The second story is obscure but even more astonishing, and definitely should be better known. It is mentioned in a story in The New York Times today about the Ebola epidemic and the debate about creating a cordon sanitaire (closed-off zone)  in affected areas. The most famous voluntary cordon (not forced by government edict) took place in 1665, in an English village called Eyam in Derbyshire. The dread bubonic plague (called the “Black Death” in the Middle Ages) came into the village from London in a bolt of cloth delivered to a local tailor, who died from the bites of fleas that had been unknowingly folded into the cloth. The villagers, under the leadership of two local ministers, isolated themselves for 14 months.

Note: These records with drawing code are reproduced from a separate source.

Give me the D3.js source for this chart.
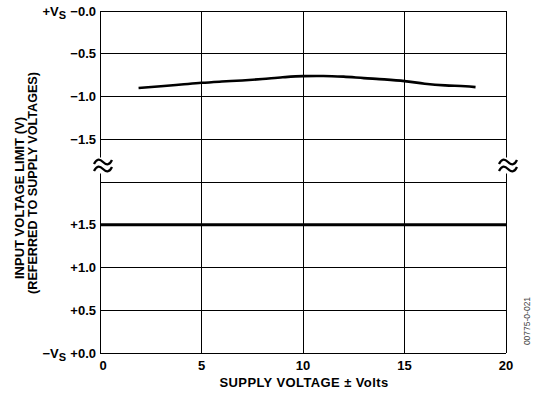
<!DOCTYPE html>
<html lang="en">
  <head>
    <meta charset="UTF-8" />
    <title>Input Voltage Limit vs Supply Voltage</title>
    <script src="https://d3js.org/d3.v7.min.js"></script>
    <style>
      body {
        margin: 0;
        padding: 0;
        background-color: #ffffff;
      }
      svg text {
        font-family: "Liberation Sans", Arial, sans-serif;
        font-weight: bold;
        fill: #000;
      }
    </style>
  </head>
  <body>
    <div id="chart"></div>

    <script>
      // -----------------------------
      // Data
      // -----------------------------
      const supplyVolts = [1.9, 3, 4, 5, 6, 7, 8, 9, 10, 11, 12, 13, 14, 15, 16, 17, 18, 18.5];
      const upperLimit = [-0.9, -0.88, -0.86, -0.84, -0.825, -0.812, -0.795, -0.775, -0.762, -0.76, -0.768, -0.785, -0.8, -0.82, -0.85, -0.87, -0.88, -0.89];
      const lowerVolts = [0, 20];
      const lowerLimit = [1.5, 1.5];

      const xTicks = [0, 5, 10, 15, 20];
      const topTicks = [0, -0.5, -1.0, -1.5];
      const bottomTicks = [1.5, 1.0, 0.5, 0];
      const topLabels = ["\u22120.0", "\u22120.5", "\u22121.0", "\u22121.5"];
      const bottomLabels = ["+1.5", "+1.0", "+0.5", "+0.0"];

      // -----------------------------
      // Setup
      // -----------------------------
      const width = 534,
        height = 394;
      const plotL = 100,
        plotR = 506,
        plotT = 11,
        plotB = 353,
        plotMid = 182;

      const svg = d3
        .select("#chart")
        .append("svg")
        .attr("width", width)
        .attr("height", height);

      const x = d3.scaleLinear().domain([0, 20]).range([plotL, plotR]);
      // two stacked scales: upper half referred to +Vs, lower half to -Vs
      const yTop = d3.scaleLinear().domain([0, -2]).range([plotT, plotMid]);
      const yBot = d3.scaleLinear().domain([2, 0]).range([plotMid, plotB]);

      // gridlines
      const grid = svg.append("g").attr("shape-rendering", "crispEdges");
      grid
        .selectAll(".hx")
        .data(topTicks)
        .enter()
        .append("line")
        .attr("x1", plotL)
        .attr("x2", plotR)
        .attr("y1", (d) => yTop(d))
        .attr("y2", (d) => yTop(d))
        .attr("stroke", "#000");
      grid
        .selectAll(".hb")
        .data([2].concat(bottomTicks))
        .enter()
        .append("line")
        .attr("x1", plotL)
        .attr("x2", plotR)
        .attr("y1", (d) => yBot(d))
        .attr("y2", (d) => yBot(d))
        .attr("stroke", "#000");
      grid
        .selectAll(".vx")
        .data(xTicks)
        .enter()
        .append("line")
        .attr("x1", (d) => x(d))
        .attr("x2", (d) => x(d))
        .attr("y1", plotT)
        .attr("y2", plotB)
        .attr("stroke", "#000");

      // curves
      const upperLine = d3
        .line()
        .x((d, i) => x(supplyVolts[i]))
        .y((d) => yTop(d))
        .curve(d3.curveMonotoneX);
      svg
        .append("path")
        .datum(upperLimit)
        .attr("d", upperLine)
        .attr("fill", "none")
        .attr("stroke", "#000")
        .attr("stroke-width", 2.6);

      const lowerLine = d3
        .line()
        .x((d, i) => x(lowerVolts[i]))
        .y((d) => yBot(d));
      svg
        .append("path")
        .datum(lowerLimit)
        .attr("d", lowerLine)
        .attr("fill", "none")
        .attr("stroke", "#000")
        .attr("stroke-width", 3);

      // break marks (two tildes)
      [plotL + 3, plotR + 2].forEach((bx) => {
        const g = svg.append("g").attr("transform", `translate(${bx},165.5)`);
        g.append("rect")
          .attr("x", -10)
          .attr("y", -8)
          .attr("width", 20)
          .attr("height", 16)
          .attr("fill", "#fff");
        [-3.5, 3.5].forEach((dy) => {
          g.append("path")
            .attr("d", `M-9,${dy + 2} C-6,${dy - 4} -3,${dy - 3} 0,${dy} S6,${dy + 4} 9,${dy - 2}`)
            .attr("fill", "none")
            .attr("stroke", "#000")
            .attr("stroke-width", 2.3);
        });
      });

      // y tick labels
      svg
        .selectAll(".ty")
        .data(topTicks)
        .enter()
        .append("text")
        .attr("x", plotL - 4)
        .attr("y", (d) => yTop(d) + 4.5)
        .attr("text-anchor", "end")
        .style("font-size", "13px")
        .text((d, i) => topLabels[i]);
      svg
        .selectAll(".by")
        .data(bottomTicks)
        .enter()
        .append("text")
        .attr("x", plotL - 4)
        .attr("y", (d) => yBot(d) + 4.5)
        .attr("text-anchor", "end")
        .style("font-size", "13px")
        .text((d, i) => bottomLabels[i]);

      // +Vs / -Vs
      const vsTop = svg
        .append("text")
        .attr("x", 66)
        .attr("y", yTop(0) + 4.5)
        .attr("text-anchor", "end")
        .style("font-size", "13px");
      vsTop.append("tspan").text("+V");
      vsTop.append("tspan").attr("dy", 3).style("font-size", "11px").text("S");

      const vsBot = svg
        .append("text")
        .attr("x", 66)
        .attr("y", yBot(0) + 4.5)
        .attr("text-anchor", "end")
        .style("font-size", "13px");
      vsBot.append("tspan").text("\u2212V");
      vsBot.append("tspan").attr("dy", 3).style("font-size", "11px").text("S");

      // x tick labels
      svg
        .selectAll(".tx")
        .data(xTicks)
        .enter()
        .append("text")
        .attr("x", (d) => x(d) + (d === 0 ? 3 : 0))
        .attr("y", 370)
        .attr("text-anchor", "middle")
        .style("font-size", "13px")
        .text((d) => d);

      // axis titles
      svg
        .append("text")
        .attr("x", 304)
        .attr("y", 387)
        .attr("text-anchor", "middle")
        .style("font-size", "13px")
        .style("letter-spacing", "0.4px")
        .text("SUPPLY VOLTAGE \u00b1 Volts");

      svg
        .append("text")
        .attr("transform", "translate(24,198) rotate(-90)")
        .attr("text-anchor", "middle")
        .style("font-size", "13px")
        .text("INPUT VOLTAGE LIMIT (V)");
      svg
        .append("text")
        .attr("transform", "translate(37,183) rotate(-90)")
        .attr("text-anchor", "middle")
        .style("font-size", "12.6px")
        .text("(REFERRED TO SUPPLY VOLTAGES)");

      // figure code
      svg
        .append("text")
        .attr("transform", "translate(530,321) rotate(-90)")
        .attr("text-anchor", "middle")
        .style("font-size", "8.5px")
        .style("font-weight", "normal")
        .style("fill", "#444")
        .text("00775-0-021");
    </script>
  </body>
</html>
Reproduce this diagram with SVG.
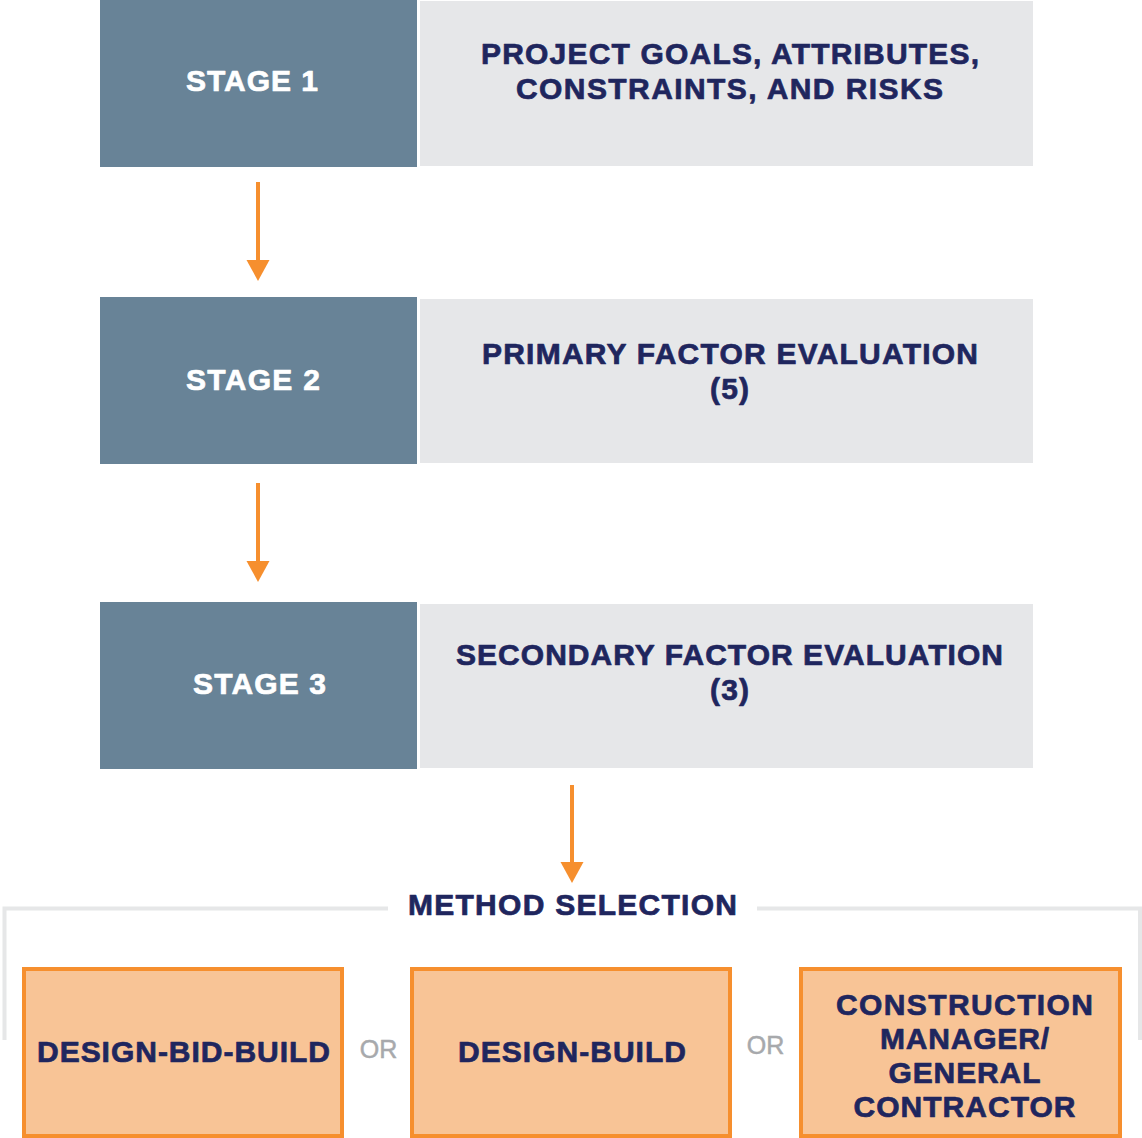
<svg xmlns="http://www.w3.org/2000/svg" width="1142" height="1138" viewBox="0 0 1142 1138">
<style>
.stage{fill:#688397}
.panel{fill:#e6e7e9}
.opt{fill:#f8c496;stroke:#f68f2e;stroke-width:4}
.t{font-family:"Liberation Sans",Arial,sans-serif;font-weight:bold;font-size:30px;text-anchor:middle;stroke-width:0.7;stroke-linejoin:round}
.w{fill:#ffffff;stroke:#ffffff}
.n{fill:#1f265e;stroke:#1f265e}
.or{font-family:"Liberation Sans",Arial,sans-serif;font-size:25px;fill:#a7a9ac;text-anchor:middle;stroke:#a7a9ac;stroke-width:0.5}
.arrow{stroke:#f68f2e;stroke-width:4;fill:none}
.head{fill:#f68f2e}
.br{stroke:#e6e7e8;stroke-width:4;fill:none}
</style>
<rect width="1142" height="1138" fill="#ffffff"/>
<g id="stage1">
<rect class="stage" x="100" y="0" width="317" height="167"/>
<rect class="panel" x="420" y="1" width="613" height="165"/>
<text class="t w" x="252" y="91" textLength="132" lengthAdjust="spacing">STAGE 1</text>
<text class="t n" x="730" y="64" textLength="498" lengthAdjust="spacing">PROJECT GOALS, ATTRIBUTES,</text>
<text class="t n" x="729.5" y="99" textLength="427" lengthAdjust="spacing">CONSTRAINTS, AND RISKS</text>
</g>
<g id="stage2">
<rect class="stage" x="100" y="297" width="317" height="167"/>
<rect class="panel" x="420" y="299" width="613" height="164"/>
<text class="t w" x="253" y="390" textLength="134" lengthAdjust="spacing">STAGE 2</text>
<text class="t n" x="730" y="364" textLength="496" lengthAdjust="spacing">PRIMARY FACTOR EVALUATION</text>
<text class="t n" x="729.5" y="399" textLength="39" lengthAdjust="spacing">(5)</text>
</g>
<g id="stage3">
<rect class="stage" x="100" y="602" width="317" height="167"/>
<rect class="panel" x="420" y="604" width="613" height="164"/>
<text class="t w" x="259.5" y="694" textLength="133" lengthAdjust="spacing">STAGE 3</text>
<text class="t n" x="729.5" y="665" textLength="547" lengthAdjust="spacing">SECONDARY FACTOR EVALUATION</text>
<text class="t n" x="729.5" y="700" textLength="39" lengthAdjust="spacing">(3)</text>
</g>
<g id="connectors">
<line class="arrow" x1="258" y1="182" x2="258" y2="262"/>
<polygon class="head" points="246.5,260 269.5,260 258,281"/>
<line class="arrow" x1="258" y1="483" x2="258" y2="563"/>
<polygon class="head" points="246.5,561 269.5,561 258,582"/>
<line class="arrow" x1="572" y1="785" x2="572" y2="864"/>
<polygon class="head" points="560.5,862 583.5,862 572,883"/>
</g>
<g id="method-selection">
<path class="br" d="M4.5,1040 V908.5 H388"/>
<path class="br" d="M757,908.5 H1140 V1040"/>
<text class="t n" x="572.5" y="915" textLength="329" lengthAdjust="spacing">METHOD SELECTION</text>
</g>
<g id="design-bid-build">
<rect class="opt" x="24" y="969" width="318" height="167"/>
<text class="t n" x="183.5" y="1062" textLength="293" lengthAdjust="spacing">DESIGN-BID-BUILD</text>
</g>
<text class="or" x="378.5" y="1058">OR</text>
<g id="design-build">
<rect class="opt" x="412" y="969" width="318" height="167"/>
<text class="t n" x="572" y="1062" textLength="228" lengthAdjust="spacing">DESIGN-BUILD</text>
</g>
<text class="or" x="765.5" y="1054">OR</text>
<g id="cm-gc">
<rect class="opt" x="801" y="969" width="319" height="167"/>
<text class="t n" x="964.5" y="1015" textLength="257" lengthAdjust="spacing">CONSTRUCTION</text>
<text class="t n" x="964.5" y="1049" textLength="169" lengthAdjust="spacing">MANAGER/</text>
<text class="t n" x="964.5" y="1083" textLength="152" lengthAdjust="spacing">GENERAL</text>
<text class="t n" x="964.5" y="1117" textLength="222" lengthAdjust="spacing">CONTRACTOR</text>
</g>
</svg>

Only a quarter of the population survived, according to estimates, but the plague burned itself out and never escaped into the rest of the county. There is a museum in Eyam about these events, and a search for Eyam, the “plague village,” gives plenty of information. The way that the whole village cooperated in this project under life-threatening circumstances recalls the more recently famous village of Le Chambon in the Cévennes mountains of France where, under the leadership of Pastor André Trocmé, a large number of Jewish children were safely sheltered throughout the years of World War II.

As always, the question arises, What would you and I and our Christian communities do under such circumstances? As always, it is something to ponder in our hearts. May we always have such leaders.